Dans la foulée de la terrible tragédie des Shafia, on a eu tôt fait de culpabiliser les agences sociales du Québec.

«Le Canada a-t-il fait défaut aux quatre victimes de la famille Shafia?», s'interroge la presse anglophone. Côté francophone aussi, on se demande si les enseignants et les travailleurs sociaux qui ont été en contact avec les adolescentes auraient pu prévenir le crime.

Je trouve qu'on en met beaucoup sur le dos de nos institutions. Car enfin, comment, à l'époque, un pareil drame pouvait-il être pressenti? Qui pouvait imaginer que l'invraisemblable se produirait?

Les enseignants et les policiers auxquels les enfants se sont confiés à deux reprises ont été impeccables. Ils ont tout de suite alerté les travailleurs sociaux, qui sont chaque fois intervenus rapidement. Mais, comme cela arrive souvent dans les confits entre parents et enfants, les filles étaient ambivalentes. Sahar est revenue sur sa déclaration, et Zainab, après un bref séjour dans un refuge, est rentrée à la maison.

Rien de ce que l'on savait ne justifiait un retrait des enfants de leur famille. Les travailleurs sociaux ne s'y résolvent d'ailleurs qu'en dernier recours, car la brutale rupture des liens familiaux peut être encore pire que le mal à la source de la plainte. À plus forte raison lorsqu'on a affaire à des adolescentes en bonne santé, qui ne présentaient aucun des symptômes habituels des victimes d'inceste ou de sévices physiques et qui vivaient dans un foyer dénué des signes généralement associés à la violence (alcool, drogue, etc.). Ces petites musulmanes n'étaient même pas tenues de porter le voile à l'école!

En fait, les seuls qui pouvaient pressentir le danger étaient les proches de la famille Shafia. Étant Afghans, la notion du «crime d'honneur» ne leur était pas étrangère et, contrairement aux travailleurs sociaux, ils savaient un peu ce qui se passait derrière les portes closes de la maison.

La soeur et le frère de Rona, établis en France, craignaient que quelque chose ne lui arrive; c'est d'ailleurs sa soeur qui, après le meurtre, a alerté la police sur le caractère suspect de cet «accident».

Des proches de Tooba, établis à Montréal et en Suède, avaient entendu Mohammad dire qu'il voulait tuer Zainab, parce qu'elle était «une pute». Mais même eux ne prévoyaient pas le pire.
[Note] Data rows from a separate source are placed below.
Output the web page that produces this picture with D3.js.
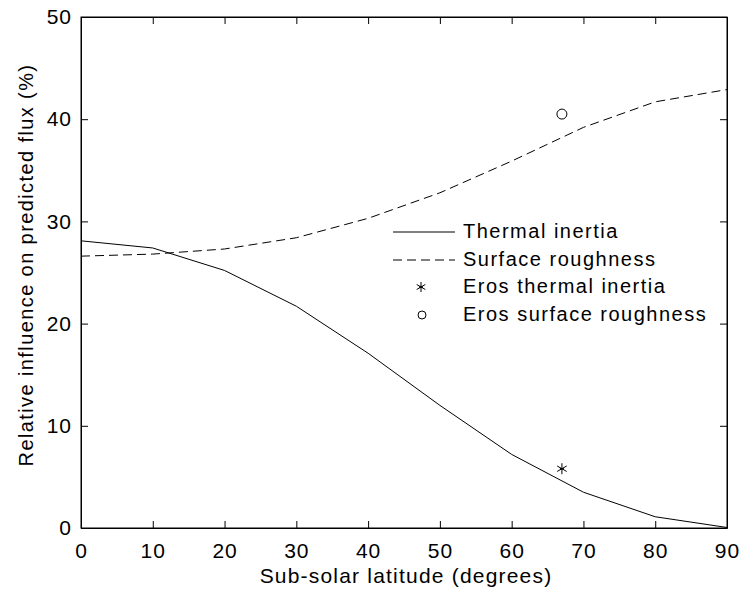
<!DOCTYPE html>
<html>
<head>
<meta charset="utf-8">
<script src="https://cdn.jsdelivr.net/npm/d3@7"></script>
<style>
  body { margin: 0; background: #fff; }
  svg { display: block; font-family: "Liberation Sans", Arial, sans-serif; }
  .domain { stroke: #000; }
</style>
</head>
<body>
<svg width="743" height="592"></svg>
<script>
// Data
const latitude = [0, 10, 20, 30, 40, 50, 60, 70, 80, 90];
const thermalInertia = [28.1, 27.4, 25.2, 21.7, 17.1, 12.0, 7.2, 3.5, 1.1, 0.05];
const surfaceRoughness = [26.6, 26.8, 27.3, 28.4, 30.3, 32.8, 35.9, 39.2, 41.7, 42.9];
const erosThermal = [{ x: 67, y: 5.8 }];
const erosRoughness = [{ x: 67, y: 40.5 }];
const xTicks = [0, 10, 20, 30, 40, 50, 60, 70, 80, 90];
const yTicks = [0, 10, 20, 30, 40, 50];
const legendLabels = ['Thermal inertia', 'Surface roughness', 'Eros thermal inertia', 'Eros surface roughness'];

const svg = d3.select('svg');
const plotLeft = 81, plotRight = 727, plotTop = 17, plotBottom = 528;

const x = d3.scaleLinear().domain([0, 90]).range([plotLeft, plotRight]);
const y = d3.scaleLinear().domain([0, 50]).range([plotBottom, plotTop]);

// Box around the axes
svg.append('rect')
    .attr('x', plotLeft).attr('y', plotTop)
    .attr('width', plotRight - plotLeft).attr('height', plotBottom - plotTop)
    .attr('fill', 'none').attr('stroke', '#000').attr('stroke-width', 1);

// Axes with inward ticks
const xAxis = svg.append('g').attr('transform', `translate(0,${plotBottom})`)
    .call(d3.axisBottom(x).tickValues(xTicks).tickSizeInner(-7).tickSizeOuter(0).tickPadding(11));
const yAxis = svg.append('g').attr('transform', `translate(${plotLeft},0)`)
    .call(d3.axisLeft(y).tickValues(yTicks).tickSizeInner(-7).tickSizeOuter(0).tickPadding(9));
// top and right ticks (no labels)
svg.append('g').attr('transform', `translate(0,${plotTop})`)
    .call(d3.axisTop(x).tickValues(xTicks).tickSizeInner(-7).tickSizeOuter(0).tickFormat(''));
svg.append('g').attr('transform', `translate(${plotRight},0)`)
    .call(d3.axisRight(y).tickValues(yTicks).tickSizeInner(-7).tickSizeOuter(0).tickFormat(''));

svg.selectAll('.tick line').attr('stroke', '#000');
svg.selectAll('.tick text')
    .attr('font-size', 21)
    .attr('letter-spacing', 1)
    .attr('font-family', '"Liberation Sans", Arial, sans-serif')
    .attr('fill', '#000');
xAxis.selectAll('.tick text').attr('dy', '0.9em');

// Axis titles
svg.append('text')
    .attr('x', (plotLeft + plotRight) / 2 + 2).attr('y', 583)
    .attr('text-anchor', 'middle')
    .attr('font-size', 21)
    .attr('letter-spacing', 1.2)
    .text('Sub-solar latitude (degrees)');
svg.append('text')
    .attr('transform', 'translate(33,265) rotate(-90)')
    .attr('text-anchor', 'middle')
    .attr('font-size', 20)
    .attr('letter-spacing', 1.4)
    .text('Relative influence on predicted flux (%)');

// Lines
const line = d3.line().x(d => x(d[0])).y(d => y(d[1]));
svg.append('path')
    .datum(latitude.map((l, i) => [l, thermalInertia[i]]))
    .attr('d', line)
    .attr('fill', 'none').attr('stroke', '#000').attr('stroke-width', 1);
svg.append('path')
    .datum(latitude.map((l, i) => [l, surfaceRoughness[i]]))
    .attr('d', line)
    .attr('fill', 'none').attr('stroke', '#000').attr('stroke-width', 1)
    .attr('stroke-dasharray', '9,5');

// Markers (matlab-style asterisk: vertical + two diagonals + centre dot)
function drawStar(g, cx, cy, r) {
    [0, 60, 120].forEach(a => {
        const rad = a * Math.PI / 180;
        g.append('line')
            .attr('x1', cx - r * Math.sin(rad)).attr('y1', cy - r * Math.cos(rad))
            .attr('x2', cx + r * Math.sin(rad)).attr('y2', cy + r * Math.cos(rad))
            .attr('stroke', '#000').attr('stroke-width', 1);
    });
    g.append('line')
        .attr('x1', cx - 2).attr('y1', cy).attr('x2', cx + 2).attr('y2', cy)
        .attr('stroke', '#000').attr('stroke-width', 1.5);
}
erosThermal.forEach(d => drawStar(svg, x(d.x), y(d.y), 5.5));
svg.selectAll('.eros-circle')
    .data(erosRoughness)
    .enter()
    .append('circle')
    .attr('cx', d => x(d.x)).attr('cy', d => y(d.y))
    .attr('r', 5)
    .attr('fill', 'none').attr('stroke', '#000').attr('stroke-width', 1);

// Legend
const lg = svg.append('g');
const rowY = [232, 260, 287, 315];
lg.append('line').attr('x1', 393).attr('x2', 455).attr('y1', rowY[0]).attr('y2', rowY[0])
    .attr('stroke', '#000');
lg.append('line').attr('x1', 393).attr('x2', 455).attr('y1', rowY[1]).attr('y2', rowY[1])
    .attr('stroke', '#000').attr('stroke-dasharray', '9,5');
drawStar(lg, 421, rowY[2], 5);
lg.append('circle').attr('cx', 422).attr('cy', rowY[3]).attr('r', 4)
    .attr('fill', 'none').attr('stroke', '#000');
lg.selectAll('.legend-label')
    .data(legendLabels)
    .enter()
    .append('text')
    .attr('x', 463)
    .attr('y', (d, i) => rowY[i] + 6)
    .attr('font-size', 20)
    .attr('letter-spacing', 1.5)
    .text(d => d);
</script>
</body>
</html>
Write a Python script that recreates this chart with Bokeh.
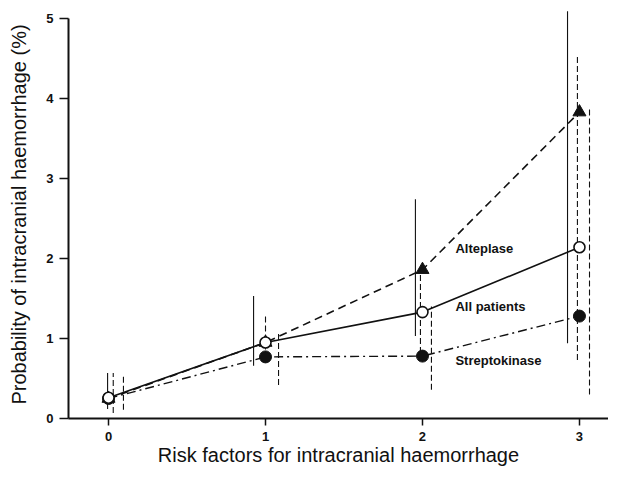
from bokeh.plotting import figure
from bokeh.models import Range1d, FixedTicker, ColumnDataSource
from bokeh.core.properties import value
from bokeh.embed import file_html
from bokeh.resources import INLINE

# ---------------- data ----------------
risk_factors = [0, 1, 2, 3]
tick_labels = ["0", "1", "2", "3"]
y_ticks = [0, 1, 2, 3, 4, 5]

all_patients = [0.26, 0.95, 1.33, 2.14]
alteplase = [0.25, 0.95, 1.86, 3.83]
streptokinase = [0.25, 0.77, 0.78, 1.28]

series_names = ["Alteplase", "All patients", "Streptokinase"]

# confidence-interval bars (one solid, two dashed)
ci_solid_low = [0.12, 0.66, 1.03, 0.94]
ci_solid_high = [0.57, 1.53, 2.74, 5.09]
ci_dash1_low = [0.07, 0.75, 0.82, 0.73]
ci_dash1_high = [0.57, 1.31, 1.81, 4.55]
ci_dash2_low = [0.11, 0.42, 0.36, 0.30]
ci_dash2_high = [0.55, 1.09, 1.40, 3.87]

# ---------------- drawing ----------------
FONT = "Liberation Sans"
INK = "#111111"

p = figure(width=608, height=468, output_backend="svg", toolbar_location=None,
           x_range=Range1d(-0.255, 3.185), y_range=Range1d(0, 5.10),
           min_border_left=68, min_border_right=0, min_border_top=10,
           min_border_bottom=50)
p.outline_line_color = None
p.grid.visible = False
p.background_fill_color = "white"
p.border_fill_color = "white"

p.xaxis.ticker = FixedTicker(ticks=risk_factors)
p.xaxis.major_label_overrides = {float(v): t for v, t in zip(risk_factors, tick_labels)}
p.yaxis.ticker = FixedTicker(ticks=y_ticks)
p.yaxis.bounds = (0, 5)
for ax in (p.xaxis[0], p.yaxis[0]):
    ax.axis_line_width = 2
    ax.axis_line_color = INK
    ax.major_tick_line_color = INK
    ax.major_tick_line_width = 1.5
    ax.major_tick_in = 0
    ax.minor_tick_line_color = None
    ax.major_label_text_font = FONT
    ax.major_label_text_font_size = "13px"
    ax.major_label_text_font_style = "bold"
    ax.major_label_text_color = INK
    ax.axis_label_text_font = FONT
    ax.axis_label_text_font_size = "20px"
    ax.axis_label_text_font_style = "normal"
    ax.axis_label_text_color = INK
p.xaxis.major_tick_out = 7
p.xaxis.major_label_standoff = 6
p.xaxis.axis_label_standoff = 0
p.yaxis.major_tick_out = 9
p.yaxis.major_label_standoff = 6
p.yaxis.axis_label_standoff = 13
p.xaxis.axis_label = "Risk factors for intracranial haemorrhage"
p.yaxis.axis_label = "Probability of intracranial haemorrhage (%)"

# error bars, slightly dodged sideways as in the original
dodge_solid = [-0.006, -0.076, -0.045, -0.076]
dodge_dash1 = [0.03, 0.0, -0.013, -0.013]
dodge_dash2 = [0.095, 0.083, 0.057, 0.064]

def bars(dodge, lo, hi, dash):
    xs = [x + d for x, d in zip(risk_factors, dodge)]
    src = ColumnDataSource(dict(x=xs, lo=lo, hi=hi))
    p.segment(x0="x", y0="lo", x1="x", y1="hi", source=src,
              line_color=INK, line_width=1.1, line_dash=dash)

bars(dodge_solid, ci_solid_low, ci_solid_high, "solid")
bars(dodge_dash1, ci_dash1_low, ci_dash1_high, "6 3")
bars(dodge_dash2, ci_dash2_low, ci_dash2_high, "6 3")

# series lines
p.line(risk_factors, alteplase, line_color=INK, line_width=1.6, line_dash="8 5")
p.line(risk_factors, streptokinase, line_color=INK, line_width=1.4, line_dash="9 4 2 4")
p.line(risk_factors, all_patients, line_color=INK, line_width=1.6)

# markers
p.scatter(risk_factors, alteplase, marker="triangle", size=13,
          fill_color=INK, line_color=INK)
p.scatter(risk_factors, streptokinase, marker="circle", size=12,
          fill_color=INK, line_color=INK)
p.scatter(risk_factors, all_patients, marker="circle", size=11,
          fill_color="white", line_color=INK, line_width=1.6)

# series labels
label_src = ColumnDataSource(dict(x=[2.21, 2.21, 2.21], y=[2.12, 1.40, 0.73],
                                  t=series_names))
p.text(x="x", y="y", text="t", source=label_src, text_font=value(FONT),
       text_font_size="13px", text_font_style="bold", text_color=INK,
       text_align="left", text_baseline="middle")

open("out.html", "w").write(file_html(p, INLINE))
Un cousin de Zainab a confié au National Post qu'il croyait que le pire danger qui la guettait était d'être envoyée de force à Dubaï...

D'ailleurs, on peut croire que les victimes elles-mêmes ne se doutaient de rien, sinon elles se seraient enfuies au cours de ce fatidique voyage.

En somme, comment la DPJ aurait-elle pu pressentir ce que même les proches des Shafia n'avaient pas prévu?

Il va de soi que je parle ici de l' «avant-Shafia». Maintenant, tout a changé. Cet effroyable drame aura au moins eu le mérite de faire connaître aux Canadiens un pan caché de ces cultures patriarcales ancrées dans des codes d'honneur médiévaux.

Mais comment intervenir? Il se peut en effet que les deux interventions de la DPJ aient aggravé les choses, le père les ayant vues comme une ingérence portant atteinte à son honneur. Ce qui l'aurait poussé à passer à l'action... La directrice de la DPJ n'exclut pas cette troublante hypothèse.

Il faudra s'inspirer des modèles existants ailleurs, où l'enquête sur des cas possiblement reliés à «l'honneur» est confiée à des intervenants ayant reçu une formation spéciale.

Il faudra surtout que les leaders des communautés où survivent ces codes d'honneur se résolvent à agir. Ce sont eux, mieux que quiconque, qui peuvent éradiquer ce cancer.